- [Exercise aim] Write out, unaltered, each line from the top of the records below down to the line where "75, 78, 83];" appears, that line included.

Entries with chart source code

□ □ □ □ □ □ □

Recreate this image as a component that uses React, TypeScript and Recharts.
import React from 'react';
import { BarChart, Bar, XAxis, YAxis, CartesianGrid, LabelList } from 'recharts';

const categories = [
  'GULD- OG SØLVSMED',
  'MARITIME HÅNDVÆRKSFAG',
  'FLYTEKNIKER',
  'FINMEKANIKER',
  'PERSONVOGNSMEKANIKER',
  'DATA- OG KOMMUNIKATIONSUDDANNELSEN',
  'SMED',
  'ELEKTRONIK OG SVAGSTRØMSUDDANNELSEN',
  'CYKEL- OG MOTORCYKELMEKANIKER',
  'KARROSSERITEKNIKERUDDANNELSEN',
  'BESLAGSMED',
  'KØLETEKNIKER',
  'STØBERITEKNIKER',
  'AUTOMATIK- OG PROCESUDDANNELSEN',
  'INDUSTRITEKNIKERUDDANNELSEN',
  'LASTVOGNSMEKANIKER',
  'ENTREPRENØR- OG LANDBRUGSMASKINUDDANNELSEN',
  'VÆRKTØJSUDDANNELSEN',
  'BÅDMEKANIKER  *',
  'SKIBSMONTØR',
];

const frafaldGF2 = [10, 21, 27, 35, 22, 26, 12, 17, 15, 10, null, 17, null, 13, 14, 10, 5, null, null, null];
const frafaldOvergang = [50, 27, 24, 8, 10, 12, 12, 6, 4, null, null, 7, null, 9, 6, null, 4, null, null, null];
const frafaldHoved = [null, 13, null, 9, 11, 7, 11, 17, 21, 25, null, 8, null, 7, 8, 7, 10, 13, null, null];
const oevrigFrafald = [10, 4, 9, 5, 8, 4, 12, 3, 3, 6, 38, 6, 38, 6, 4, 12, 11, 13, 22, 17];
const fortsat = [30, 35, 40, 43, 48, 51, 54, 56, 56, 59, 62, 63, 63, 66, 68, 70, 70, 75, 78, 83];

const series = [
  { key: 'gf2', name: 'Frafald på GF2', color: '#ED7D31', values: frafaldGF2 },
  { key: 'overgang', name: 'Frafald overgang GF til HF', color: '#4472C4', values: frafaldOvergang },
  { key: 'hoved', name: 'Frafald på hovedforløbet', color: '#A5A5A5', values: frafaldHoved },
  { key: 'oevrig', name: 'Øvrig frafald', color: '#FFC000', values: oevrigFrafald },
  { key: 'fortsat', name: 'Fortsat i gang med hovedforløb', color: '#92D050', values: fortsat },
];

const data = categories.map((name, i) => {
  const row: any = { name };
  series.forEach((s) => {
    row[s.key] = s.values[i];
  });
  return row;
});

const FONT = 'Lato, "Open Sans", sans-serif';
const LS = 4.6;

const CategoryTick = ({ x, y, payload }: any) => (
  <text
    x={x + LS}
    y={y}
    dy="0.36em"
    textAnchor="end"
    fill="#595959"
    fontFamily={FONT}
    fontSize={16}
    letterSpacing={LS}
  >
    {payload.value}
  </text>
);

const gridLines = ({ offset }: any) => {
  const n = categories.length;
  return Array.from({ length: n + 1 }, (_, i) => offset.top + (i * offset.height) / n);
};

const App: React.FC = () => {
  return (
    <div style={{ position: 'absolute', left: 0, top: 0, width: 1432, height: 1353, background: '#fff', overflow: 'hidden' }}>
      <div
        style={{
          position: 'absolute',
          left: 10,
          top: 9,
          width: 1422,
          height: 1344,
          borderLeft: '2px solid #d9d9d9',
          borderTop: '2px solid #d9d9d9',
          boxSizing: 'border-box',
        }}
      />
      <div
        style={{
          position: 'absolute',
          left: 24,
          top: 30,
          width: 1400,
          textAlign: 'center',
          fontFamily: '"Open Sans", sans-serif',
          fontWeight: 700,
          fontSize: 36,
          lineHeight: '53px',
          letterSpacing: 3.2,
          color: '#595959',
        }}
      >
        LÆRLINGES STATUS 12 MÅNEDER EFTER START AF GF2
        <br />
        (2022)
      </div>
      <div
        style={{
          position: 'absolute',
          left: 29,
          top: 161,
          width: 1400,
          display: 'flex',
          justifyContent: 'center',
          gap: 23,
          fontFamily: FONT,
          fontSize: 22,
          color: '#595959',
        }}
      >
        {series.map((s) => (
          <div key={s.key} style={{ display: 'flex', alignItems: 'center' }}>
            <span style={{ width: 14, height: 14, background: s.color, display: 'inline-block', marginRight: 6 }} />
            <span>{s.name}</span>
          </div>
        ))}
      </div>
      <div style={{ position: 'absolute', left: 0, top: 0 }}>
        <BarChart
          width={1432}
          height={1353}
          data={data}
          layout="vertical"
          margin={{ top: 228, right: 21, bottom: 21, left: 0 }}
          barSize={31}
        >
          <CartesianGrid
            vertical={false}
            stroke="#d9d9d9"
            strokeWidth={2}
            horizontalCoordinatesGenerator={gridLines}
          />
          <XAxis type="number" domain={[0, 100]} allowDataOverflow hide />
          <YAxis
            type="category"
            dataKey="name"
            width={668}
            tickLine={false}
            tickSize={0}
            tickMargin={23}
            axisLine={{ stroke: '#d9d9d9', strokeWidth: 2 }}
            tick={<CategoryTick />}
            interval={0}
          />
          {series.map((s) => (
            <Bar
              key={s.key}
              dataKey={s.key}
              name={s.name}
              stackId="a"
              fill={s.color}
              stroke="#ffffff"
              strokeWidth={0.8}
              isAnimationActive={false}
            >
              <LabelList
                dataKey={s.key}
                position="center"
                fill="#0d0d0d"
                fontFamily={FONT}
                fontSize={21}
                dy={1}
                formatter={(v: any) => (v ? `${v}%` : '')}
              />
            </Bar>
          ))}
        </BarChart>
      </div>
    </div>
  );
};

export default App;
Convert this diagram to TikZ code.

□ □ □ □ □ □ □

- [Solved problem]
Recreate this image as a component that uses React, TypeScript and Recharts.
import React from 'react';
import { BarChart, Bar, XAxis, YAxis, CartesianGrid, LabelList } from 'recharts';

const categories = [
  'GULD- OG SØLVSMED',
  'MARITIME HÅNDVÆRKSFAG',
  'FLYTEKNIKER',
  'FINMEKANIKER',
  'PERSONVOGNSMEKANIKER',
  'DATA- OG KOMMUNIKATIONSUDDANNELSEN',
  'SMED',
  'ELEKTRONIK OG SVAGSTRØMSUDDANNELSEN',
  'CYKEL- OG MOTORCYKELMEKANIKER',
  'KARROSSERITEKNIKERUDDANNELSEN',
  'BESLAGSMED',
  'KØLETEKNIKER',
  'STØBERITEKNIKER',
  'AUTOMATIK- OG PROCESUDDANNELSEN',
  'INDUSTRITEKNIKERUDDANNELSEN',
  'LASTVOGNSMEKANIKER',
  'ENTREPRENØR- OG LANDBRUGSMASKINUDDANNELSEN',
  'VÆRKTØJSUDDANNELSEN',
  'BÅDMEKANIKER  *',
  'SKIBSMONTØR',
];

const frafaldGF2 = [10, 21, 27, 35, 22, 26, 12, 17, 15, 10, null, 17, null, 13, 14, 10, 5, null, null, null];
const frafaldOvergang = [50, 27, 24, 8, 10, 12, 12, 6, 4, null, null, 7, null, 9, 6, null, 4, null, null, null];
const frafaldHoved = [null, 13, null, 9, 11, 7, 11, 17, 21, 25, null, 8, null, 7, 8, 7, 10, 13, null, null];
const oevrigFrafald = [10, 4, 9, 5, 8, 4, 12, 3, 3, 6, 38, 6, 38, 6, 4, 12, 11, 13, 22, 17];
const fortsat = [30, 35, 40, 43, 48, 51, 54, 56, 56, 59, 62, 63, 63, 66, 68, 70, 70, 75, 78, 83];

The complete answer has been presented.